Exercise brief: Omit all images, then repeat exactly the lines below from the one containing "Write a Python" through the one containing "plt.rcParams['axes.linewidth'] = 1.0", both ends included.

Material supplied:
^^^^^^^^^^^^^^^^

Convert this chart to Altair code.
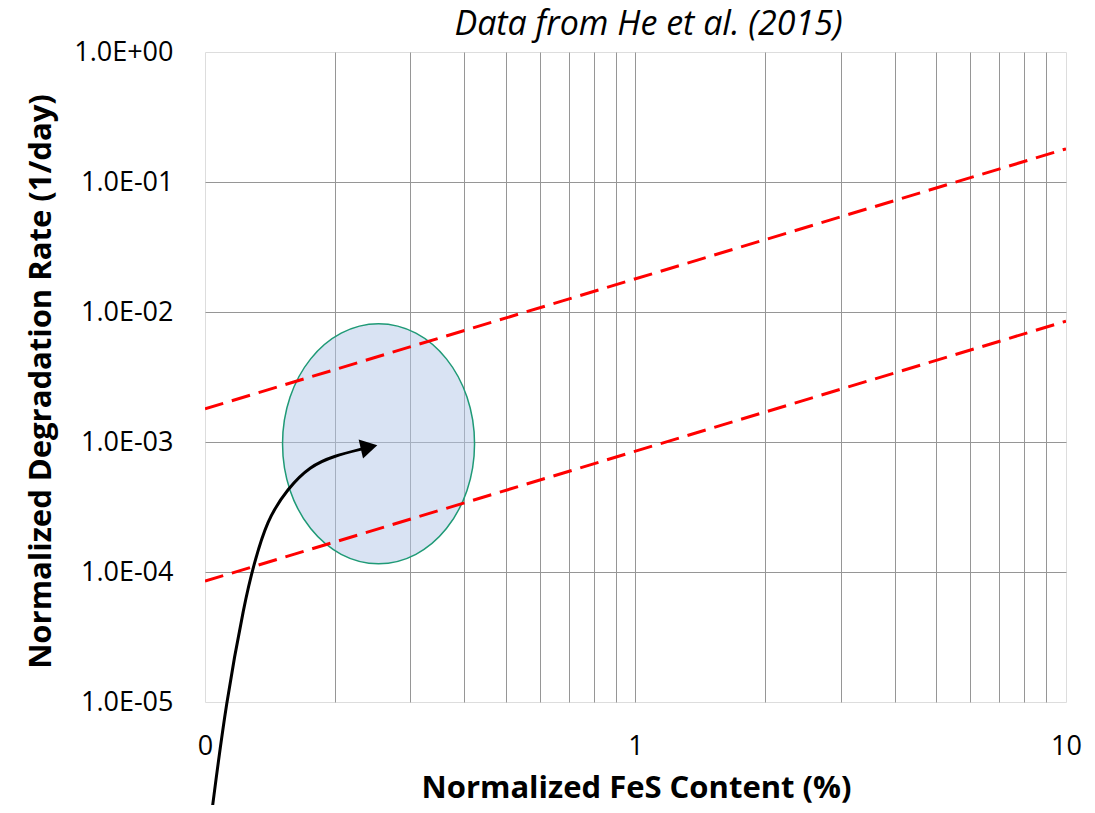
import altair as alt
import pandas as pd

# ---- axis ticks / labels ----
x_grid_values = [0.1, 0.2, 0.3, 0.4, 0.5, 0.6, 0.7, 0.8, 0.9,
                 1, 2, 3, 4, 5, 6, 7, 8, 9, 10]
x_label_values = [0.1, 1, 10]
x_label_texts = ["0", "1", "10"]
y_tick_values = [1e-5, 1e-4, 1e-3, 1e-2, 1e-1, 1]
y_tick_labels = ["1.0E-05", "1.0E-04", "1.0E-03", "1.0E-02", "1.0E-01", "1.0E+00"]

# ---- red dashed trend lines ----
line_x = [0.1, 10]
upper_y = [1.8e-3, 0.18]
lower_y = [8.5e-5, 8.5e-3]

# ---- shaded ellipse (centre) ----
ellipse_x = [0.253]
ellipse_y = [9.7e-4]

# ---- curved arrow ----
arrow_x = [0.1036, 0.1119, 0.1239, 0.1295, 0.1391, 0.1559, 0.1753, 0.1986, 0.2347]
arrow_y = [1.39e-6, 1.0e-5, 6.1e-5, 1.1e-4, 2.5e-4, 4.43e-4, 6.5e-4, 7.8e-4, 8.94e-4]
head_x = [0.2405]
head_y = [9.12e-4]


def label_expr(values, texts):
    expr = "''"
    for v, t in reversed(list(zip(values, texts))):
        expr = f"abs(datum.value / {v} - 1) < 1e-6 ? '{t}' : ({expr})"
    return expr


FONT = "Open Sans"
edge_hide_x = {"condition": {"test": "datum.value <= 0.1000001 || datum.value >= 9.99999", "value": 0}, "value": 1}
edge_hide_y = {"condition": {"test": "datum.value <= 0.0000100001 || datum.value >= 0.99999", "value": 0}, "value": 1}

X = alt.X(
    "x:Q",
    scale=alt.Scale(type="log", domain=[0.1, 10], nice=False),
    axis=alt.Axis(
        values=x_grid_values,
        labelExpr=label_expr(x_label_values, x_label_texts),
        ticks=False, tickSize=0, domain=False,
        grid=True, gridColor="#969696", gridWidth=1, gridOpacity=edge_hide_x,
        labelFont=FONT, labelFontSize=27, labelColor="black", labelPadding=31,
        labelOverlap=False, labelFlush=False,
        title="Normalized FeS Content (%)",
        titleFont=FONT, titleFontSize=31, titleFontWeight="bold", titleColor="black",
        titleX=431, titleY=95, titleAlign="center", titleBaseline="alphabetic",
    ),
)
Y = alt.Y(
    "y:Q",
    scale=alt.Scale(type="log", domain=[1e-5, 1], nice=False),
    axis=alt.Axis(
        values=y_tick_values,
        labelExpr=label_expr(y_tick_values, y_tick_labels),
        ticks=False, tickSize=0, domain=False,
        grid=True, gridColor="#969696", gridWidth=1, gridOpacity=edge_hide_y,
        labelFont=FONT, labelFontSize=27, labelColor="black", labelPadding=32,
        labelOverlap=False,
        title="Normalized Degradation Rate (1/day)",
        titleFont=FONT, titleFontSize=31, titleFontWeight="bold", titleColor="black",
        titleX=-155, titleY=329, titleAngle=270, titleAlign="center", titleBaseline="alphabetic",
    ),
)

lines_df = pd.DataFrame({
    "x": line_x + line_x,
    "y": upper_y + lower_y,
    "series": ["upper"] * len(line_x) + ["lower"] * len(line_x),
})
ellipse_df = pd.DataFrame({"x": ellipse_x, "y": ellipse_y})
arrow_df = pd.DataFrame({"x": arrow_x, "y": arrow_y, "i": list(range(len(arrow_x)))})
head_df = pd.DataFrame({"x": head_x, "y": head_y})

ELLIPSE_PATH = ("M0.8,0C0.8,0.5523,0.4418,1,0,1C-0.4418,1,-0.8,0.5523,-0.8,0"
                "C-0.8,-0.5523,-0.4418,-1,0,-1C0.4418,-1,0.8,-0.5523,0.8,0Z")

ellipse = alt.Chart(ellipse_df).mark_point(
    shape=ELLIPSE_PATH, size=57600, filled=True, fill="#b4c7e7", fillOpacity=0.5,
    stroke="#1f9a76", strokeWidth=1.5, strokeOpacity=1, opacity=1,
).encode(x=X, y=Y)

lines = alt.Chart(lines_df).mark_line(
    color="#ff0000", strokeWidth=3, strokeDash=[19, 9], clip=True,
).encode(x=X, y=Y, detail="series:N")

arrow = alt.Chart(arrow_df).mark_line(
    color="black", strokeWidth=3, interpolate="basis", clip=False,
).encode(x=X, y=Y, order="i:Q")

head = alt.Chart(head_df).mark_point(
    shape="triangle-right", size=380, filled=True, color="black", opacity=1, angle=347,
).encode(x=X, y=Y)

chart = alt.layer(ellipse, lines, arrow, head).properties(
    width=861,
    height=650,
    padding={"left": 197, "top": 44, "right": 21, "bottom": 103},
    autosize=alt.AutoSizeParams(type="none"),
    title=alt.TitleParams(
        "Data from He et al. (2015)", font=FONT, fontSize=34, fontStyle="italic",
        fontWeight="normal", color="black", anchor="middle", dx=13, offset=-4,
    ),
).configure_view(stroke="black", strokeWidth=2).configure(background="white")

chart.save("out.html", embed_options={"renderer": "svg", "actions": False})
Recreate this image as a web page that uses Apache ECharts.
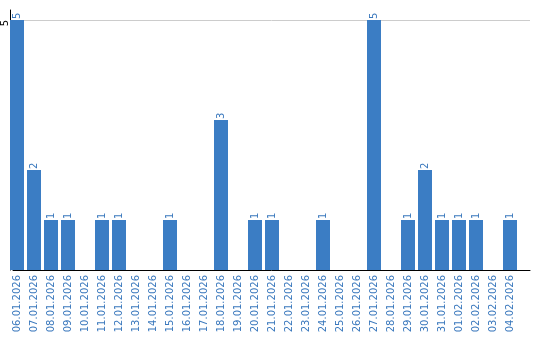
<!DOCTYPE html>
<html>
<head>
<meta charset="utf-8">
<script src="https://cdn.jsdelivr.net/npm/echarts@6/dist/echarts.min.js"></script>
<style>html,body{margin:0;padding:0;background:#fff}#c{width:540px;height:340px}</style>
</head>
<body>
<div id="c"></div>
<script>
const categories = ["06.01.2026","07.01.2026","08.01.2026","09.01.2026","10.01.2026","11.01.2026","12.01.2026","13.01.2026","14.01.2026","15.01.2026","16.01.2026","17.01.2026","18.01.2026","19.01.2026","20.01.2026","21.01.2026","22.01.2026","23.01.2026","24.01.2026","25.01.2026","26.01.2026","27.01.2026","28.01.2026","29.01.2026","30.01.2026","31.01.2026","01.02.2026","02.02.2026","03.02.2026","04.02.2026"];
const values = [5,2,1,1,0,1,1,0,0,1,0,0,3,0,1,1,0,0,1,0,0,5,0,1,2,1,1,1,0,1];
const yMax = 5;
const yInterval = 5;

const blue = '#3b7dc4';
const textBlue = '#3a78bd';
const font = 'DejaVu Sans';

const chart = echarts.init(document.getElementById('c'));
chart.setOption({
  animation: false,
  textStyle: { fontFamily: font },
  grid: [
    { left: 8.5, width: 510, top: 20, bottom: 70, containLabel: false },
    { left: 10, right: 10, top: 20, bottom: 70, containLabel: false },
    { left: 10, right: 10, top: 10, bottom: 70, containLabel: false }
  ],
  xAxis: [
    { type: 'category', gridIndex: 0, data: categories,
      axisLine: { show: false }, axisTick: { show: false },
      axisLabel: { rotate: 90, interval: 0, color: textBlue, fontSize: 10, fontFamily: font, margin: 5 } },
    { type: 'value', gridIndex: 1, min: 0, max: 1,
      axisLine: { show: true, onZero: false, lineStyle: { color: '#000', width: 1 } },
      axisTick: { show: false }, axisLabel: { show: false }, splitLine: { show: false } },
    { type: 'value', gridIndex: 2, min: 0, max: 1, show: false }
  ],
  yAxis: [
    { type: 'value', gridIndex: 0, min: 0, max: yMax, interval: yInterval, show: false },
    { type: 'value', gridIndex: 1, min: 0, max: yMax, interval: yInterval,
      axisLine: { show: false }, axisTick: { show: false },
      splitLine: { show: true, lineStyle: { color: '#cccccc', width: 1 } },
      axisLabel: { rotate: 90, align: 'right', verticalAlign: 'bottom', color: '#000', fontSize: 10, fontFamily: font, margin: 3,
        formatter: v => v === 0 ? '' : String(v) } },
    { type: 'value', gridIndex: 2, min: 0, max: 1,
      axisLine: { show: true, lineStyle: { color: '#000', width: 1 } },
      axisTick: { show: false }, axisLabel: { show: false }, splitLine: { show: false } }
  ],
  series: [{
    type: 'bar', xAxisIndex: 0, yAxisIndex: 0,
    data: values, barWidth: 14,
    itemStyle: { color: blue },
    label: { show: true, position: 'top', rotate: 90, align: 'left', verticalAlign: 'middle',
      distance: 1, color: textBlue, fontSize: 10, fontFamily: font,
      formatter: p => p.value ? String(p.value) : '' }
  }]
});
</script>
</body>
</html>
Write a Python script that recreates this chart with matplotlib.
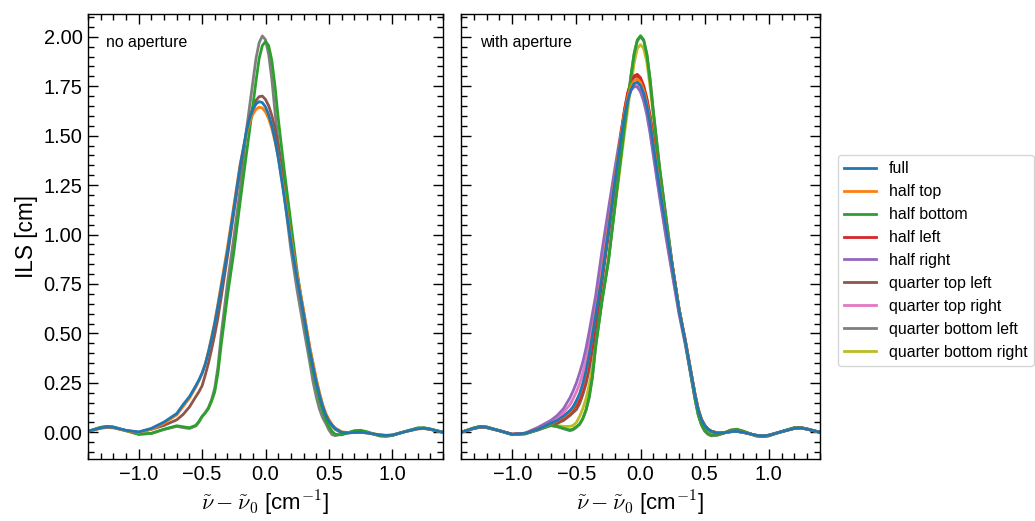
import matplotlib
matplotlib.use("Agg")
import matplotlib.pyplot as plt
from matplotlib.ticker import MultipleLocator

plt.rcParams['font.family'] = ['Liberation Sans', 'DejaVu Sans']
plt.rcParams['mathtext.fontset'] = 'cm'
plt.rcParams['axes.linewidth'] = 1.0

# shared sample positions (cm^-1)
x = [-1.4, -1.3, -1.25, -1.2, -1.1, -1.0, -0.9, -0.8,
     -0.7, -0.65, -0.6, -0.55, -0.525, -0.5, -0.475, -0.45, -0.425, -0.4, -0.375,
     -0.35, -0.3, -0.25, -0.2, -0.15, -0.125, -0.1, -0.075, -0.05, -0.025,
     0.0, 0.025, 0.05, 0.075, 0.1, 0.125, 0.15, 0.2, 0.25, 0.3,
     0.35, 0.375, 0.4, 0.425, 0.45, 0.475, 0.5, 0.525, 0.55, 0.6, 0.65,
     0.7, 0.75, 0.8, 0.9, 0.95, 1.0, 1.1, 1.2, 1.25, 1.3, 1.4]

labels = ["full", "half top", "half bottom", "half left", "half right",
          "quarter top left", "quarter top right", "quarter bottom left",
          "quarter bottom right"]

# ---------------- no aperture ----------------
na_full = [0.005, 0.022, 0.027, 0.025, 0.01, 0.002, 0.02, 0.052,
           0.095, 0.14, 0.18, 0.235, 0.265, 0.30, 0.345, 0.405, 0.475, 0.55, 0.64,
           0.73, 0.915, 1.13, 1.345, 1.524, 1.586, 1.631, 1.66, 1.672, 1.667,
           1.645, 1.606, 1.551, 1.479, 1.39, 1.285, 1.18, 0.965, 0.775, 0.60,
           0.41, 0.33, 0.255, 0.19, 0.132, 0.088, 0.057, 0.035, 0.018, 0.0, -0.003,
           -0.001, 0.0, -0.003, -0.013, -0.016, -0.014, 0.003, 0.018, 0.02, 0.015, 0.0]
na_half_top = [0.005, 0.02, 0.024, 0.022, 0.008, 0.0, 0.016, 0.046,
               0.088, 0.13, 0.172, 0.228, 0.26, 0.297, 0.345, 0.41, 0.482, 0.56, 0.65,
               0.745, 0.935, 1.145, 1.356, 1.512, 1.567, 1.608, 1.633, 1.644, 1.639,
               1.62, 1.585, 1.536, 1.471, 1.392, 1.297, 1.20, 0.985, 0.795, 0.62,
               0.43, 0.352, 0.272, 0.203, 0.143, 0.097, 0.064, 0.04, 0.022, 0.003, -0.002,
               -0.001, 0.0, -0.003, -0.012, -0.015, -0.013, 0.003, 0.017, 0.019, 0.014, 0.0]
na_half_bottom = [0.005, 0.025, 0.03, 0.027, 0.008, -0.01, -0.005, 0.016,
                  0.033, 0.028, 0.023, 0.035, 0.055, 0.08, 0.098, 0.12, 0.158, 0.205, 0.30,
                  0.44, 0.69, 0.91, 1.165, 1.41, 1.529, 1.65, 1.775, 1.89, 1.955,
                  1.976, 1.955, 1.88, 1.75, 1.59, 1.45, 1.315, 1.06, 0.81, 0.595,
                  0.39, 0.31, 0.235, 0.165, 0.11, 0.065, 0.03, 0.005, -0.01, -0.013, -0.003,
                  0.008, 0.01, 0.003, -0.018, -0.02, -0.016, 0.004, 0.022, 0.023, 0.017, 0.0]
na_q_top_left = [0.005, 0.022, 0.026, 0.024, 0.009, 0.0, 0.015, 0.035,
                 0.063, 0.09, 0.128, 0.18, 0.205, 0.235, 0.29, 0.35, 0.42, 0.495, 0.58,
                 0.68, 0.89, 1.11, 1.33, 1.521, 1.591, 1.643, 1.678, 1.697, 1.70,
                 1.683, 1.651, 1.602, 1.536, 1.454, 1.355, 1.25, 1.0, 0.795, 0.61,
                 0.42, 0.345, 0.262, 0.195, 0.135, 0.09, 0.056, 0.032, 0.015, -0.002, -0.003,
                 -0.001, 0.0, -0.003, -0.014, -0.017, -0.014, 0.003, 0.018, 0.02, 0.015, 0.0]
na_q_bottom_left = [0.005, 0.025, 0.03, 0.027, 0.008, -0.01, -0.006, 0.014,
                    0.03, 0.024, 0.019, 0.032, 0.052, 0.08, 0.10, 0.125, 0.165, 0.225, 0.33,
                    0.49, 0.755, 0.985, 1.23, 1.53, 1.65, 1.77, 1.89, 1.97, 2.004,
                    1.985, 1.91, 1.785, 1.62, 1.465, 1.32, 1.185, 0.925, 0.715, 0.53,
                    0.35, 0.255, 0.18, 0.118, 0.075, 0.045, 0.012, -0.012, -0.017, -0.01, -0.002,
                    0.006, 0.008, 0.0, -0.018, -0.02, -0.016, 0.004, 0.021, 0.022, 0.016, 0.0]

# ---------------- with aperture ----------------
wa_full = [0.0, 0.02, 0.027, 0.025, 0.008, -0.01, -0.005, 0.015,
           0.045, 0.06, 0.082, 0.11, 0.13, 0.16, 0.195, 0.245, 0.31, 0.39, 0.49,
           0.59, 0.79, 1.02, 1.27, 1.496, 1.599, 1.677, 1.732, 1.762, 1.77,
           1.753, 1.713, 1.648, 1.561, 1.45, 1.34, 1.23, 1.03, 0.83, 0.62,
           0.46, 0.37, 0.28, 0.19, 0.115, 0.065, 0.035, 0.017, 0.006, -0.004, -0.002,
           0.003, 0.005, 0.0, -0.015, -0.018, -0.015, 0.003, 0.02, 0.022, 0.016, 0.0]
wa_half_top = [0.0, 0.02, 0.026, 0.024, 0.008, -0.01, -0.005, 0.015,
               0.043, 0.058, 0.078, 0.105, 0.125, 0.155, 0.19, 0.24, 0.305, 0.39, 0.495,
               0.60, 0.80, 1.035, 1.285, 1.51, 1.612, 1.692, 1.748, 1.778, 1.786,
               1.769, 1.728, 1.663, 1.575, 1.465, 1.355, 1.245, 1.035, 0.835, 0.625,
               0.465, 0.375, 0.285, 0.195, 0.12, 0.068, 0.037, 0.018, 0.007, -0.003, -0.002,
               0.003, 0.005, 0.0, -0.015, -0.018, -0.015, 0.003, 0.02, 0.022, 0.016, 0.0]
wa_half_bottom = [0.0, 0.022, 0.03, 0.027, 0.008, -0.012, -0.008, 0.012,
                  0.035, 0.03, 0.02, 0.012, 0.017, 0.028, 0.042, 0.07, 0.115, 0.18, 0.28,
                  0.43, 0.665, 0.865, 1.14, 1.41, 1.545, 1.67, 1.80, 1.915, 1.984,
                  2.005, 1.984, 1.91, 1.78, 1.62, 1.475, 1.33, 1.08, 0.835, 0.625,
                  0.455, 0.36, 0.265, 0.17, 0.09, 0.04, 0.01, -0.006, -0.014, -0.013, -0.004,
                  0.01, 0.015, 0.006, -0.018, -0.022, -0.018, 0.004, 0.023, 0.024, 0.017, 0.0]
wa_half_left = [0.0, 0.02, 0.026, 0.024, 0.008, -0.01, -0.005, 0.015,
                0.042, 0.055, 0.072, 0.10, 0.115, 0.14, 0.17, 0.215, 0.28, 0.355, 0.455,
                0.57, 0.78, 1.01, 1.27, 1.52, 1.632, 1.717, 1.771, 1.802, 1.81,
                1.793, 1.752, 1.688, 1.60, 1.49, 1.375, 1.26, 1.04, 0.835, 0.625,
                0.462, 0.372, 0.282, 0.192, 0.117, 0.066, 0.036, 0.017, 0.006, -0.004, -0.002,
                0.003, 0.005, 0.0, -0.015, -0.018, -0.015, 0.003, 0.02, 0.022, 0.016, 0.0]
wa_half_right = [0.0, 0.02, 0.026, 0.024, 0.008, -0.01, -0.004, 0.025,
                 0.06, 0.085, 0.12, 0.175, 0.21, 0.25, 0.30, 0.355, 0.425, 0.51, 0.60,
                 0.69, 0.92, 1.13, 1.335, 1.53, 1.615, 1.685, 1.728, 1.748, 1.746,
                 1.721, 1.674, 1.604, 1.51, 1.40, 1.29, 1.185, 0.98, 0.79, 0.60,
                 0.44, 0.35, 0.26, 0.175, 0.105, 0.058, 0.03, 0.014, 0.004, -0.004, -0.002,
                 0.003, 0.005, 0.0, -0.015, -0.018, -0.015, 0.003, 0.02, 0.022, 0.016, 0.0]
wa_q_top_left = [0.0, 0.02, 0.026, 0.024, 0.008, -0.01, -0.006, 0.015,
                 0.038, 0.045, 0.06, 0.085, 0.10, 0.115, 0.145, 0.19, 0.245, 0.32, 0.42,
                 0.53, 0.76, 1.0, 1.26, 1.51, 1.625, 1.71, 1.765, 1.795, 1.80,
                 1.785, 1.745, 1.68, 1.595, 1.485, 1.37, 1.255, 1.04, 0.835, 0.625,
                 0.462, 0.372, 0.282, 0.192, 0.117, 0.066, 0.036, 0.017, 0.006, -0.004, -0.002,
                 0.003, 0.005, 0.0, -0.015, -0.018, -0.015, 0.003, 0.02, 0.022, 0.016, 0.0]
wa_q_top_right = [0.0, 0.02, 0.026, 0.024, 0.008, -0.01, -0.005, 0.02,
                  0.052, 0.072, 0.10, 0.14, 0.17, 0.205, 0.245, 0.30, 0.365, 0.45, 0.545,
                  0.64, 0.86, 1.07, 1.30, 1.515, 1.61, 1.68, 1.728, 1.75, 1.752,
                  1.728, 1.683, 1.615, 1.525, 1.415, 1.305, 1.20, 0.995, 0.80, 0.61,
                  0.45, 0.36, 0.27, 0.18, 0.11, 0.06, 0.032, 0.015, 0.005, -0.004, -0.002,
                  0.003, 0.005, 0.0, -0.015, -0.018, -0.015, 0.003, 0.02, 0.022, 0.016, 0.0]
wa_q_bottom_left = [0.0, 0.022, 0.03, 0.027, 0.008, -0.012, -0.008, 0.012,
                    0.034, 0.028, 0.018, 0.008, 0.013, 0.025, 0.04, 0.068, 0.11, 0.175, 0.28,
                    0.435, 0.67, 0.87, 1.145, 1.415, 1.55, 1.675, 1.80, 1.91, 1.978,
                    2.0, 1.98, 1.91, 1.785, 1.625, 1.48, 1.335, 1.085, 0.84, 0.628,
                    0.455, 0.36, 0.263, 0.167, 0.087, 0.037, 0.006, -0.01, -0.018, -0.015, -0.005,
                    0.01, 0.014, 0.005, -0.018, -0.022, -0.018, 0.004, 0.023, 0.024, 0.017, 0.0]
wa_q_bottom_right = [0.0, 0.022, 0.03, 0.027, 0.008, -0.012, -0.008, 0.013,
                     0.036, 0.034, 0.03, 0.03, 0.035, 0.05, 0.08, 0.12, 0.17, 0.24, 0.33,
                     0.45, 0.665, 0.875, 1.13, 1.385, 1.51, 1.63, 1.75, 1.865, 1.94,
                     1.96, 1.94, 1.87, 1.745, 1.595, 1.455, 1.315, 1.07, 0.83, 0.625,
                     0.455, 0.362, 0.268, 0.175, 0.095, 0.045, 0.015, -0.002, -0.01, -0.01, -0.003,
                     0.011, 0.016, 0.006, -0.018, -0.022, -0.018, 0.004, 0.023, 0.024, 0.017, 0.0]

colors = plt.rcParams['axes.prop_cycle'].by_key()['color']

no_aperture = {"full": na_full, "half top": na_half_top,
               "half bottom": na_half_bottom,
               "quarter top left": na_q_top_left,
               "quarter bottom left": na_q_bottom_left}
with_aperture = {"full": wa_full, "half top": wa_half_top,
                 "half bottom": wa_half_bottom, "half left": wa_half_left,
                 "half right": wa_half_right,
                 "quarter top left": wa_q_top_left,
                 "quarter top right": wa_q_top_right,
                 "quarter bottom left": wa_q_bottom_left,
                 "quarter bottom right": wa_q_bottom_right}

fig = plt.figure(figsize=(10.35, 5.21), dpi=100)
ax1 = fig.add_axes([88 / 1035, 62 / 521, 355 / 1035, 445 / 521])
ax2 = fig.add_axes([461 / 1035, 62 / 521, 359 / 1035, 445 / 521])

handles = {}
for ax, data, title in [(ax1, no_aperture, "no aperture"),
                        (ax2, with_aperture, "with aperture")]:
    for lab in reversed(labels):
        if lab in data:
            ln, = ax.plot(x, data[lab], color=colors[labels.index(lab)],
                          lw=2.0, label=lab, solid_joinstyle='round')
            if ax is ax2:
                handles[lab] = ln
    ax.set_xlim(-1.4, 1.4)
    ax.set_ylim(-0.135, 2.115)
    ax.xaxis.set_major_locator(MultipleLocator(0.5))
    ax.xaxis.set_minor_locator(MultipleLocator(0.1))
    ax.yaxis.set_major_locator(MultipleLocator(0.25))
    ax.yaxis.set_minor_locator(MultipleLocator(0.05))
    ax.tick_params(which='both', direction='in', top=True, right=True,
                   labelsize=14.4, width=1.0)
    ax.tick_params(which='major', length=7, pad=4)
    ax.tick_params(which='minor', length=4)
    ax.set_xlabel(r"$\tilde{\nu} - \tilde{\nu}_0$ [cm$^{-1}$]", fontsize=16)
    ax.text(0.052, 0.937, title, transform=ax.transAxes, fontsize=11.4,
            va='center', ha='left')

ax1.set_ylabel("ILS [cm]", fontsize=16.3)
ax2.tick_params(labelleft=False)

fig.legend([handles[l] for l in labels], labels, loc='upper left',
           bbox_to_anchor=(838 / 1035, 1 - 155 / 521), borderaxespad=0,
           fontsize=11.4, frameon=True)

fig.savefig("out.png", dpi=100)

^^^^^^^^^^^^^^^^

Solution:
Write a Python script that recreates this chart with matplotlib.
import matplotlib
matplotlib.use("Agg")
import matplotlib.pyplot as plt
from matplotlib.ticker import MultipleLocator

plt.rcParams['font.family'] = ['Liberation Sans', 'DejaVu Sans']
plt.rcParams['mathtext.fontset'] = 'cm'
plt.rcParams['axes.linewidth'] = 1.0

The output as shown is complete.